Many respected commissions, organizations and individuals have long assailed our nation’s administrative system for procedural fairness in immigration proceedings (including, the Federal Bar Association, which has proposed model legislation, the Board of Governors of the American Immigration Lawyers Association, the Alliance of Business Immigration Lawyers, the National Immigrant Justice Center,  and Ashley Tabaddor, then President of the National Association of Immigration Judges, and now Chief Counsel of USCIS, in congressional testimony).

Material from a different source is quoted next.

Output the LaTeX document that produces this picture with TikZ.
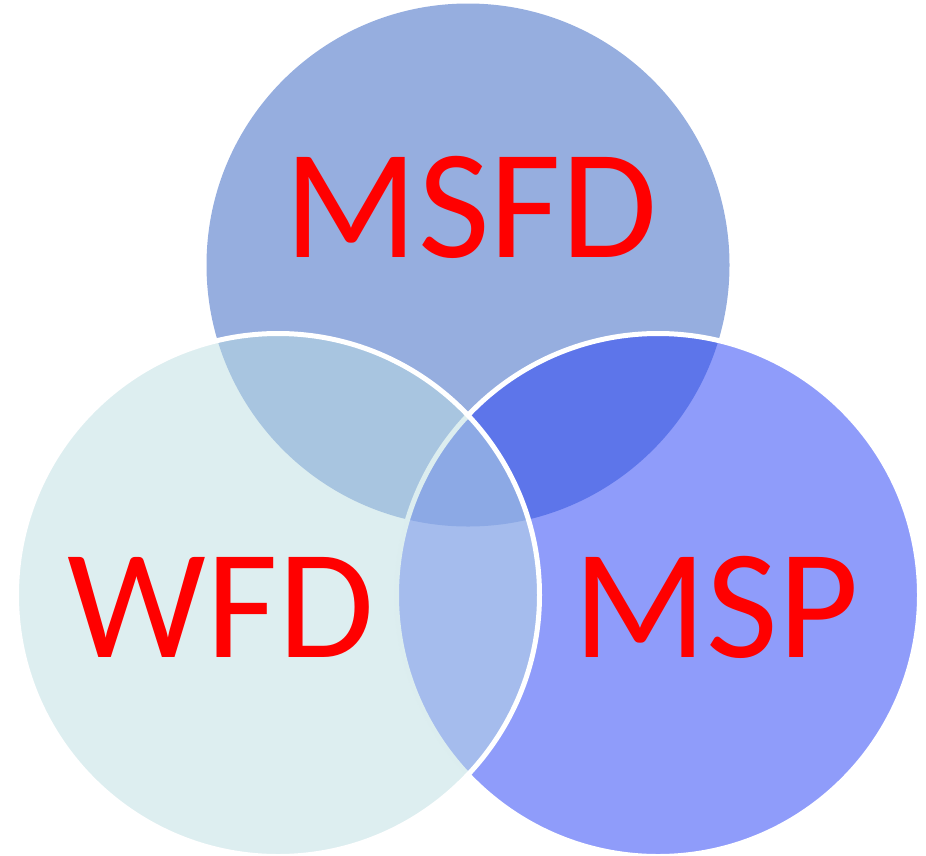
\documentclass[tikz,border=0pt]{standalone}
\usepackage{fontspec}
\newfontfamily\vennfont{Carlito}
\definecolor{topblue}{RGB}{150,174,223}
\definecolor{rightblue}{RGB}{43,68,245}
\definecolor{leftcyan}{RGB}{187,221,225}
\tikzset{ set/.style = { circle % one set of the venn
, inner sep = 0pt
, minimum size = 523pt
}
, top/.style = { set
, fill = topblue
}
, side/.style = { set
, draw = white
, line width = 5pt
}
, lbl/.style = { inner sep = 0pt % set name
, anchor = base
, text = red
, font = \vennfont\fontsize{156}{160}\selectfont
}
}

\begin{document}
\begin{tikzpicture}[x=1pt, y=-1pt]
    \useasboundingbox (0,0) rectangle (926,855);
    \node[top] (msfd) at (468,265) {};
    \node[side, fill = rightblue, fill opacity = 0.53] (msp) at (658,595) {};
    \node[side, fill = leftcyan, fill opacity = 0.5] (wfd) at (278,595) {};

    \node[lbl] (msfdname) at (471,257) {MSFD};
    \node[lbl] (wfdname) at (221,657) {WFD};
    \node[lbl] (mspname) at (716,657) {MSP};
\end{tikzpicture}
\end{document}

In my view, in addition to the need for an Article I immigration court to allow procedural fairness in removal proceedings, impartial justice requires that a single Article I immigration court be established to review administrative rulings and issue binding legal decisions applicable to all federal immigration administrative tribunals. This would include review of decisions of the U.S. Department of Labor‘s Board of Alien Labor Certification Appeals and Administrative Review Board, the U.S. Department of Justice‘s Office of the Chief Administrative Hearing Officer, U.S. Department of State‘s consular officers’ visa refusals, and the U.S. Department of Homeland Security‘s Administrative Appeals Office of USCIS.

The decisions of an Article I immigration court would no longer be subject to reversal by the Attorney General who has authority under Section 103(a)(1) of the Immigration and Nationality Act (INA) to make binding law (“determination and ruling by the Attorney General with respect to all questions of law shall be controlling”). Rather, just like other Article I courts, such as the Bankruptcy Court and the Tax Court, Article I judicial decisions are legally binding and cannot be overturned by an Executive Branch official.

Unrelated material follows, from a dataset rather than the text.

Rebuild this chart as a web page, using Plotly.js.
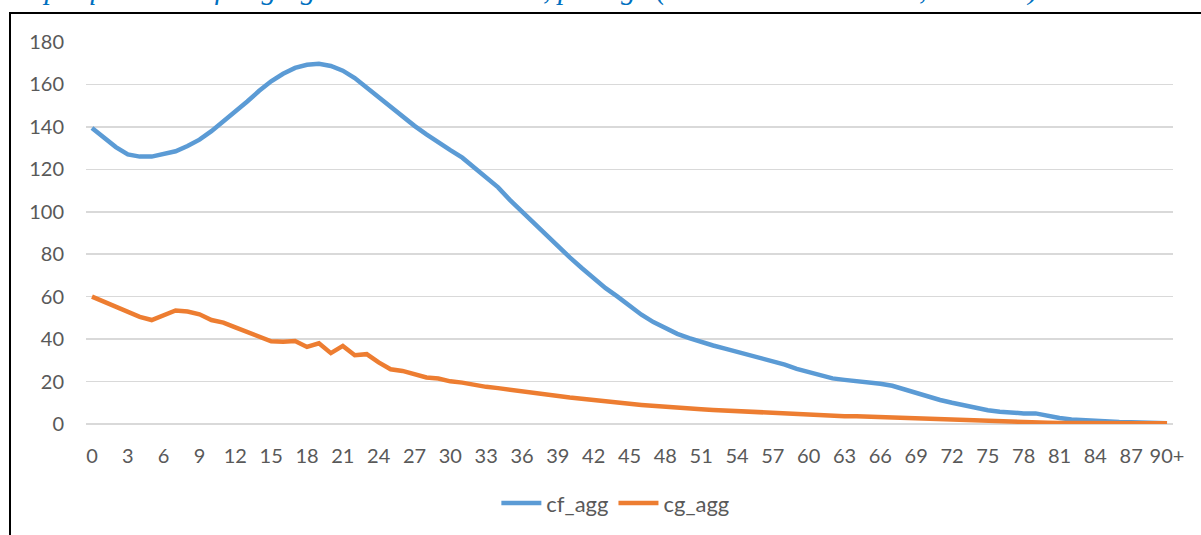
<!DOCTYPE html>
<html>
<head>
<meta charset="utf-8">
<script src="https://cdn.plot.ly/plotly-3.0.1.min.js"></script>
<style>
  html, body { margin: 0; padding: 0; background: #fff; overflow: hidden; }
  #wrap { position: relative; width: 1201px; height: 535px; }
  #chart { position: absolute; left: 0; top: 0; width: 1201px; height: 535px; }
  #frame { position: absolute; left: 9px; top: 12px; width: 1220px; height: 600px;
           border-top: 2px solid #000; border-left: 2px solid #000; pointer-events: none; }
</style>
</head>
<body>
<div id="wrap">
  <div id="chart"></div>
  <div id="frame"></div>
</div>
<script>
const ages = [];
for (let a = 0; a < 90; a++) ages.push(String(a));
ages.push("90+");

const cf_agg = [
  139.5, 135, 130.5, 127, 126, 126, 127, 128.5, 131, 134,
  138, 142.5, 147, 152, 157, 161.5, 165, 167.8, 169.3, 169.7,
  168.7, 166.5, 163, 158.5, 153.5, 149, 144.5, 140.5, 136.5, 132.5,
  129, 125.5, 121, 116.5, 111.5, 105.5, 100, 94.5, 89, 83.5,
  78.5, 73.5, 68.5, 64, 60, 55.5, 51.5, 48, 45, 42.5,
  40.5, 38.5, 37, 35.5, 34, 32.5, 31.5, 30, 28, 26,
  24.5, 23, 21.5, 20.8, 20.3, 19.7, 19, 18, 16.2, 14.5,
  12.8, 11.3, 10, 8.7, 7.5, 6.5, 5.8, 5.2, 5.0, 5.0,
  3.7, 2.8, 2.1, 1.7, 1.4, 1.1, 0.9, 0.8, 0.6, 0.5,
  0.4
];

const cg_agg = [
  60, 57.5, 55, 52.5, 50.5, 49, 51, 53.5, 53, 51.7,
  49, 47.8, 45.5, 43.5, 41.5, 39, 38.8, 39.1, 36.3, 38,
  33.4, 36.8, 32.4, 32.9, 29, 25.8, 25, 23.3, 21.9, 21.4,
  20.1, 19.5, 18.3, 17.5, 16.9, 16.1, 15.3, 14.6, 13.9, 13.2,
  12.5, 11.9, 11.2, 10.6, 10.0, 9.5, 9.0, 8.5, 8.1, 7.7,
  7.2, 6.9, 6.6, 6.3, 6.1, 5.8, 5.6, 5.4, 5.0, 4.7,
  4.4, 4.1, 3.8, 3.7, 3.6, 3.4, 3.2, 3.0, 2.8, 2.5,
  2.2, 1.9, 1.7, 1.5, 1.3, 1.2, 1.0, 0.9, 0.9, 0.8,
  0.6, 0.5, 0.4, 0.4, 0.4, 0.3, 0.3, 0.3, 0.3, 0.3,
  0.3
];

const xTickLabels = ages.filter((_, i) => i % 3 === 0);
const yTickVals = [0, 20, 40, 60, 80, 100, 120, 140, 160, 180];

const titleText = "Graphique 6 : Profil agrégé de consommation, par âge (en milliards de FCFA, en 2019)";

const font = { family: "Lato, 'Open Sans', sans-serif", size: 20, color: "#595959" };
const legendFont = { family: "Lato, 'Open Sans', sans-serif", size: 22, color: "#595959" };

const traces = [
  { x: ages, y: cf_agg, name: "cf_agg", type: "scatter", mode: "lines",
    line: { color: "#5B9BD5", width: 4.5 } },
  { x: ages, y: cg_agg, name: "cg_agg", type: "scatter", mode: "lines",
    line: { color: "#ED7D31", width: 4.5 } }
];

const layout = {
  width: 1201, height: 535,
  margin: { l: 86, r: 28, t: 42, b: 110 },
  paper_bgcolor: "rgba(0,0,0,0)", plot_bgcolor: "#fff",
  font: font,
  showlegend: true,
  legend: { orientation: "h", x: 0.487, xanchor: "center", y: -0.204, yanchor: "middle",
            font: legendFont, bgcolor: "rgba(0,0,0,0)", itemwidth: 40 },
  xaxis: {
    type: "category", range: [-0.5, 90.5], fixedrange: true,
    tickmode: "array", tickvals: xTickLabels, ticktext: xTickLabels,
    ticks: "outside", ticklen: 14, tickcolor: "rgba(0,0,0,0)",
    showgrid: false, zeroline: false, showline: false,
    tickfont: font
  },
  yaxis: {
    range: [0, 180], fixedrange: true,
    tickmode: "array", tickvals: yTickVals,
    ticks: "outside", ticklen: 17, tickcolor: "rgba(0,0,0,0)",
    showgrid: true, gridcolor: "#d9d9d9", gridwidth: 1.5,
    zeroline: true, zerolinecolor: "#d9d9d9", zerolinewidth: 1.5,
    showline: false, tickfont: font
  },
  annotations: [{
    text: titleText, xref: "paper", yref: "paper",
    x: -0.084, xanchor: "left", y: 1.088, yanchor: "bottom",
    showarrow: false,
    font: { family: "'Liberation Serif', serif", size: 29.5, color: "#0070C0", style: "italic" }
  }]
};

Plotly.newPlot("chart", traces, layout, { displayModeBar: false, staticPlot: true });
</script>
</body>
</html>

I am prompted to write this article because of two significant developments. 

On October 12, 2023, the Executive Office for Immigration Review published an interim final rule (IFR) with an opportunity for comment which makes review of decisions of the DOJ’s Office of the Chief Administrative Hearing Officer interpreting the antidiscrimination provisions of the INA, Section 274B, reversible by the Attorney General.

To be sure, the purpose of the IFR is to seek to comply with a 2021 Supreme Court decision, United States v. Arthrex, Inc., which held that, under Article II of the Constitution, decisions issued by certain inferior officers exercising adjudicatory authority must be subject to review by a politically accountable official, such as an officer appointed by the President with the advice and consent of the Senate.

On October 18, 2023, the Subcommittee on Immigration, Citizenship, and Border Security of the Senate Judiciary Committee held a hearing (“Preserving Due Process and the Rule of Law: Examining the Status of Our Nation’s Immigration Courts”) where testimony from multiple witnesses confirmed the need for an Article I immigration court.

Our nation’s immigration laws cry out for a single judicial body that can harmonize the many disparate voice of federal immigration agencies by issuing binding rulings that may only be overridden by a higher court.

The citizenry and the immigration stakeholder community deserve no less. Let’s rebalance the scales of justice.